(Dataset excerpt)
- - - - -

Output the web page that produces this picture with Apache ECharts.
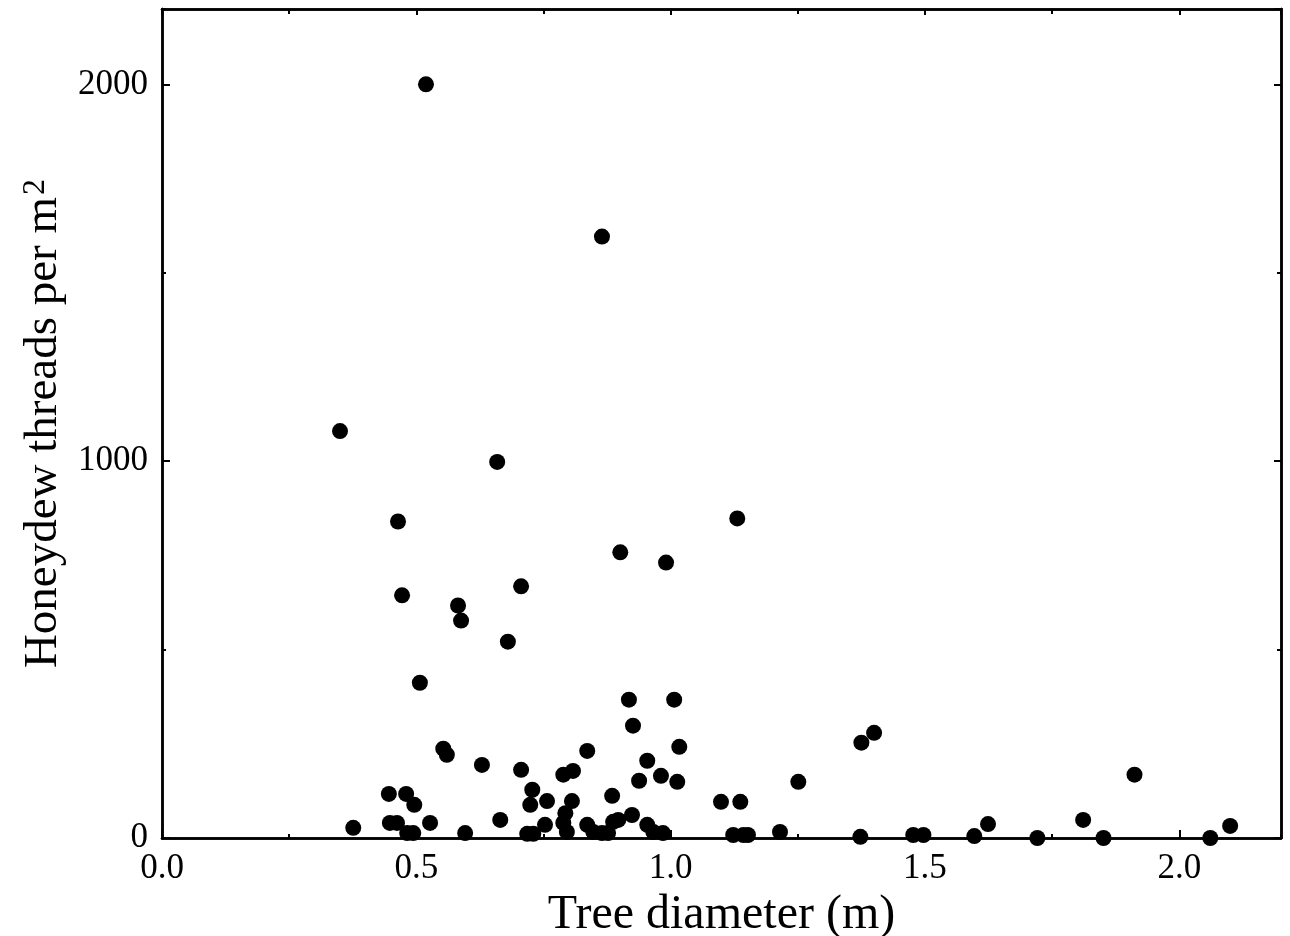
<!DOCTYPE html>
<html>
<head>
<meta charset="utf-8">
<script src="https://cdn.jsdelivr.net/npm/echarts@6/dist/echarts.min.js"></script>
<style>
html,body{margin:0;padding:0;background:#fff;}
#chart{width:1290px;height:936px;}
</style>
</head>
<body>
<div id="chart"></div>
<script>
// Tree diameter (m)
const diameter = [
  0.519, 0.865, 0.350, 0.659, 0.464, 1.131, 0.901, 0.991, 0.472, 0.706,
  0.582, 0.588, 0.680, 0.507, 0.918, 1.007, 0.926, 0.553, 0.560, 1.017,
  0.836, 1.375, 1.400, 0.954, 0.629, 0.706, 0.789, 0.808, 0.938, 0.981,
  1.013, 1.251, 1.912, 0.446, 0.480, 0.496, 0.728, 0.724, 0.757, 0.806,
  0.885, 1.099, 1.137, 0.376, 0.448, 0.462, 0.527, 0.482, 0.494, 0.596,
  0.665, 0.718, 0.730, 0.753, 0.793, 0.789, 0.796, 0.836, 0.848, 0.865,
  0.877, 0.887, 0.897, 0.924, 0.954, 0.966, 0.985, 1.123, 1.143, 1.152,
  1.215, 1.373, 1.477, 1.497, 1.597, 1.624, 1.721, 1.811, 1.851, 2.061,
  2.100
];
// Honeydew threads per m^2
const threads = [
  2000, 1596, 1080, 998, 840, 848, 758, 731, 644, 668,
  617, 577, 521, 412, 367, 367, 298, 237, 221, 242,
  231, 253, 279, 205, 194, 181, 168, 178, 152, 165,
  149, 149, 168, 117, 117, 88, 128, 88, 98, 98,
  112, 96, 96, 27, 40, 40, 40, 13, 13, 13,
  48, 11, 11, 35, 66, 40, 16, 35, 16, 13,
  13, 43, 48, 61, 35, 16, 13, 8, 8, 8,
  16, 3, 8, 8, 5, 37, 0, 48, 0, 0,
  32
];
const xTicks = { min: 0, max: 2.2, major: 0.5, minor: 0.25 };
const yTicks = { min: 0, max: 2200, major: 1000, minor: 500 };

const FONT = 'Liberation Serif';
const points = diameter.map((d, i) => [d, threads[i]]);

function frameAxis(pos, range, step, tickLen, withLabels, extra) {
  return Object.assign({
    type: 'value', position: pos, min: range.min, max: range.max, interval: step,
    axisLine: { show: true, onZero: false, lineStyle: { color: '#000', width: 2.5 } },
    axisTick: { show: true, inside: true, length: tickLen, lineStyle: { color: '#000', width: 2 } },
    axisLabel: { show: withLabels },
    splitLine: { show: false }
  }, extra || {});
}

const chart = echarts.init(document.getElementById('chart'), null, { renderer: 'canvas' });
chart.setOption({
  backgroundColor: '#fff',
  animation: false,
  grid: { left: 162, right: 9, top: 9, bottom: 98, containLabel: false, outerBoundsMode: 'none' },
  xAxis: [
    frameAxis('bottom', xTicks, xTicks.major, 8, true, {
      name: 'Tree diameter (m)', nameLocation: 'middle', nameGap: 43,
      nameTextStyle: { fontFamily: FONT, fontSize: 48, color: '#000' },
      axisLabel: { show: true, margin: 13, fontFamily: FONT, fontSize: 35, color: '#000',
        showMaxLabel: false, formatter: v => v.toFixed(1) }
    }),
    frameAxis('bottom', xTicks, xTicks.minor, 4, false),
    frameAxis('top', xTicks, xTicks.major, 6, false),
    frameAxis('top', xTicks, xTicks.minor, 5, false)
  ],
  yAxis: [
    frameAxis('left', yTicks, yTicks.major, 8, true, {
      name: '{a|Honeydew threads per m}{s|2}', nameLocation: 'middle', nameGap: 95,
      nameTextStyle: { fontFamily: FONT, fontSize: 47, color: '#000',
        rich: {
          a: { fontFamily: FONT, fontSize: 47, color: '#000' },
          s: { fontFamily: FONT, fontSize: 32, color: '#000', verticalAlign: 'top', padding: [0, 0, 0, 2] }
        } },
      axisLabel: { show: true, margin: 14, fontFamily: FONT, fontSize: 35, color: '#000',
        showMaxLabel: false, formatter: v => String(v) }
    }),
    frameAxis('left', yTicks, yTicks.minor, 4, false),
    frameAxis('right', yTicks, yTicks.major, 7, false),
    frameAxis('right', yTicks, yTicks.minor, 4, false)
  ],
  series: [{
    type: 'scatter',
    xAxisIndex: 0, yAxisIndex: 0,
    data: points,
    symbol: 'circle',
    symbolSize: 16,
    itemStyle: { color: '#000', opacity: 1 },
    clip: false
  }]
});
</script>
</body>
</html>
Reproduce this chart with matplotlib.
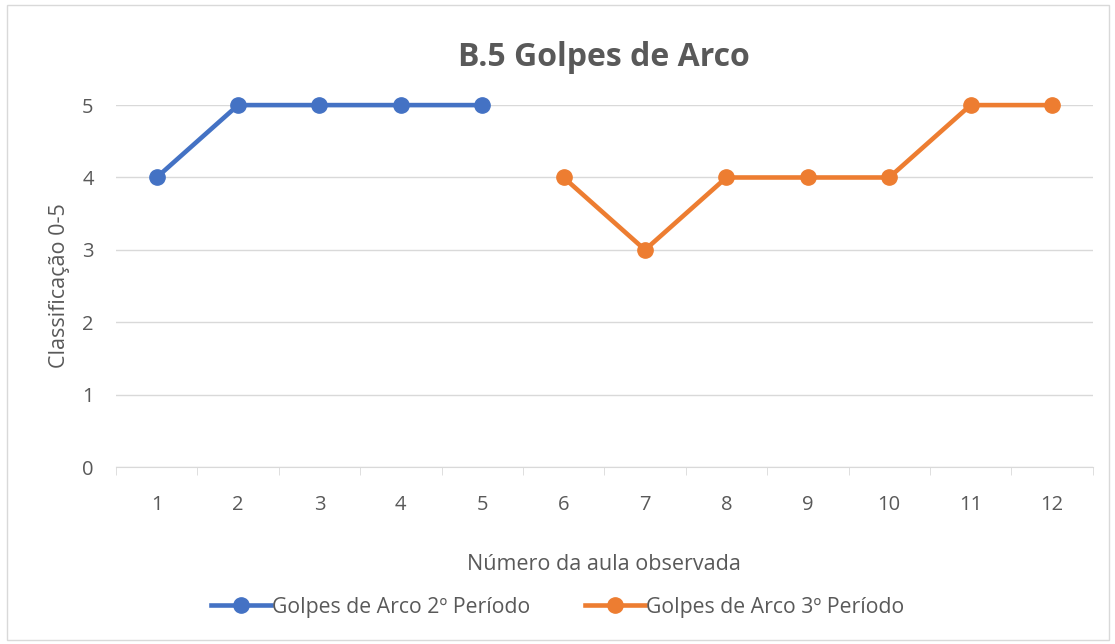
import matplotlib.pyplot as plt
import numpy as np
from matplotlib.patches import Rectangle

# dados
aulas = list(range(1, 13))
periodo2_x = [1, 2, 3, 4, 5]
periodo2_y = [4, 5, 5, 5, 5]
periodo3_x = [6, 7, 8, 9, 10, 11, 12]
periodo3_y = [4, 3, 4, 4, 4, 5, 5]

plt.rcParams['font.family'] = ['Open Sans', 'DejaVu Sans']
cinza = '#595959'

fig = plt.figure(figsize=(11.15, 6.44), dpi=100)
ax = fig.add_axes([0.104, 0.2748, 0.876, 0.562])

ax.plot(periodo2_x, periodo2_y, color='#4472C4', lw=3.3, marker='o', ms=11,
        clip_on=False, zorder=3, label='Golpes de Arco 2º Período')
ax.plot(periodo3_x, periodo3_y, color='#ED7D31', lw=3.3, marker='o', ms=11,
        clip_on=False, zorder=3, label='Golpes de Arco 3º Período')

ax.set_xlim(0.5, 12.5)
ax.set_ylim(0, 5)
ax.set_yticks(range(0, 6))
ax.set_xticks(aulas)
ax.set_xticks(np.arange(0.5, 13, 1), minor=True)
ax.grid(axis='y', color='#D9D9D9', lw=1)
ax.set_axisbelow(True)
for s in ['top', 'right', 'left']:
    ax.spines[s].set_visible(False)
ax.spines['bottom'].set_color('#D9D9D9')
ax.tick_params(axis='x', which='major', length=0, pad=20, labelsize=14.5, labelcolor=cinza)
ax.tick_params(axis='x', which='minor', length=6, color='#D9D9D9')
ax.tick_params(axis='y', length=0, pad=16, labelsize=14.5, labelcolor=cinza)

ax.set_title('B.5 Golpes de Arco', fontsize=23, fontweight='bold', color=cinza, pad=28)
ax.set_xlabel('Número da aula observada', fontsize=15.5, color=cinza, labelpad=28)
ax.set_ylabel('Classificação 0-5', fontsize=15.5, color=cinza, labelpad=9)

fig.legend(loc='center', bbox_to_anchor=(0.5, 0.057), ncol=2, frameon=False,
           fontsize=15.3, labelcolor=cinza, handlelength=2.8, handletextpad=0.05,
           columnspacing=2.6)

fig.patches.append(Rectangle((0.006, 0.006), 0.989, 0.986, transform=fig.transFigure,
                             fill=False, edgecolor='#D9D9D9', lw=1))

fig.savefig('out.png', dpi=100)
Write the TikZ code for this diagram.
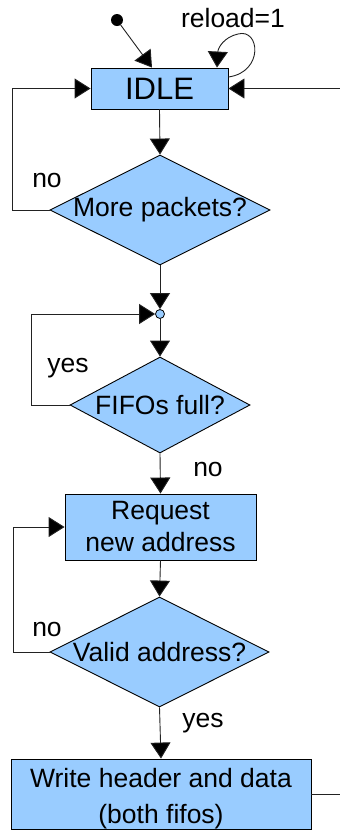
\documentclass[tikz,border=0pt]{standalone}
\usepackage{fontspec}
\setmainfont{Liberation Sans}
\usetikzlibrary{shapes.geometric,arrows.meta}
\definecolor{boxblue}{HTML}{99CCFF}
\definecolor{wire}{HTML}{222222}

\begin{document}
\begin{tikzpicture}[x=1pt,y=-1pt,
  every node/.style={font=\fontsize{26.5}{32}\selectfont, inner sep=0pt},
  proc/.style={draw=black, fill=boxblue, line width=0.9pt, rectangle},
  test/.style={draw=black, fill=boxblue, line width=0.9pt, diamond},
  arr/.style={draw=wire, line width=0.9pt, -{Triangle[length=16pt,width=20pt,fill=black]}},
  wireline/.style={draw=wire, line width=0.9pt},
  tag/.style={anchor=base}]
\useasboundingbox (0,0) rectangle (340,831);

% states and decisions
\node[proc, minimum width=137pt, minimum height=41pt, font=\fontsize{31}{34}\selectfont] (idle) at (159.5,88.5) {IDLE};
\node[test, minimum width=220pt, minimum height=110pt] (more) at (160,210) {};
\node (moretxt) at (more.center) {More packets?};
\node[circle, draw=black, fill=boxblue, line width=0.8pt, minimum size=9pt] (junc) at (160,314) {};
\node[test, minimum width=180pt, minimum height=96pt] (fifos) at (160,405) {};
\node (fifostxt) at (fifos.center) {FIFOs full?};
\node[proc, minimum width=191pt, minimum height=66pt] (req) at (160.5,527) {};
\node[tag] (reqtxt1) at (160.5,519) {Request};
\node[tag] (reqtxt2) at (160.5,551) {new address};
\node[test, minimum width=219pt, minimum height=110pt] (valid) at (159.5,652) {};
\node (validtxt) at (valid.center) {Valid address?};
\node[proc, minimum width=300pt, minimum height=70pt] (write) at (161,794) {};
\node[tag] (writetxt1) at (161,787) {Write header and data};
\node[tag] (writetxt2) at (161,823) {(both fifos)};

% start marker and outside connections
\node[circle, fill=black, minimum size=12pt] (dot) at (117,20) {};
\coordinate (rin) at (340,88.5);
\coordinate (wout) at (340,794);
\coordinate (l1) at (12,0);
\coordinate (l2) at (31,0);
\coordinate (l3) at (13,0);

% connectors
\draw[arr] (dot) -- ([xshift=-7.5pt]idle.north);
\draw[arr] ([yshift=11.5pt]idle.east) .. controls (264,72) and (260,28) .. (238,34)
  .. controls (224,37) and (218,48) .. ([xshift=57.5pt]idle.north);
\draw[arr] (rin) -- (idle.east);
\draw[arr] (idle.south) -- (more.north);
\draw[arr] (more.west) -| (l1 |- idle.west) -- (idle.west);
\draw[arr] (more.south) -- (junc.north);
\draw[arr] (junc.south) -- (fifos.north);
\draw[arr] (fifos.west) -| (l2 |- junc.west) -- (junc.west);
\draw[arr] (fifos.south) -- (req.north);
\draw[arr] (req.south) -- (valid.north);
\draw[arr] (valid.west) -| (l3 |- req.west) -- (req.west);
\draw[arr] (valid.south) -- (write.north);
\draw[wireline] (write.east) -- (wout);

% labels
\node[tag] (reload) at (233,27) {reload=1};
\node[tag] (no1) at (47,187) {no};
\node[tag] (yes1) at (68,372) {yes};
\node[tag] (no2) at (208,476) {no};
\node[tag] (no3) at (47,636) {no};
\node[tag] (yes2) at (203,727) {yes};
\end{tikzpicture}
\end{document}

- - - - -

**What you need to do:** Take the lines above starting at the one containing "Reproduce this chart with matplotlib." and ending at the one containing "from matplotlib.patches import Rectangle", and print them again exactly, without pictures.

**Final answer:**
Reproduce this chart with matplotlib.
import matplotlib.pyplot as plt
import numpy as np
from matplotlib.patches import Rectangle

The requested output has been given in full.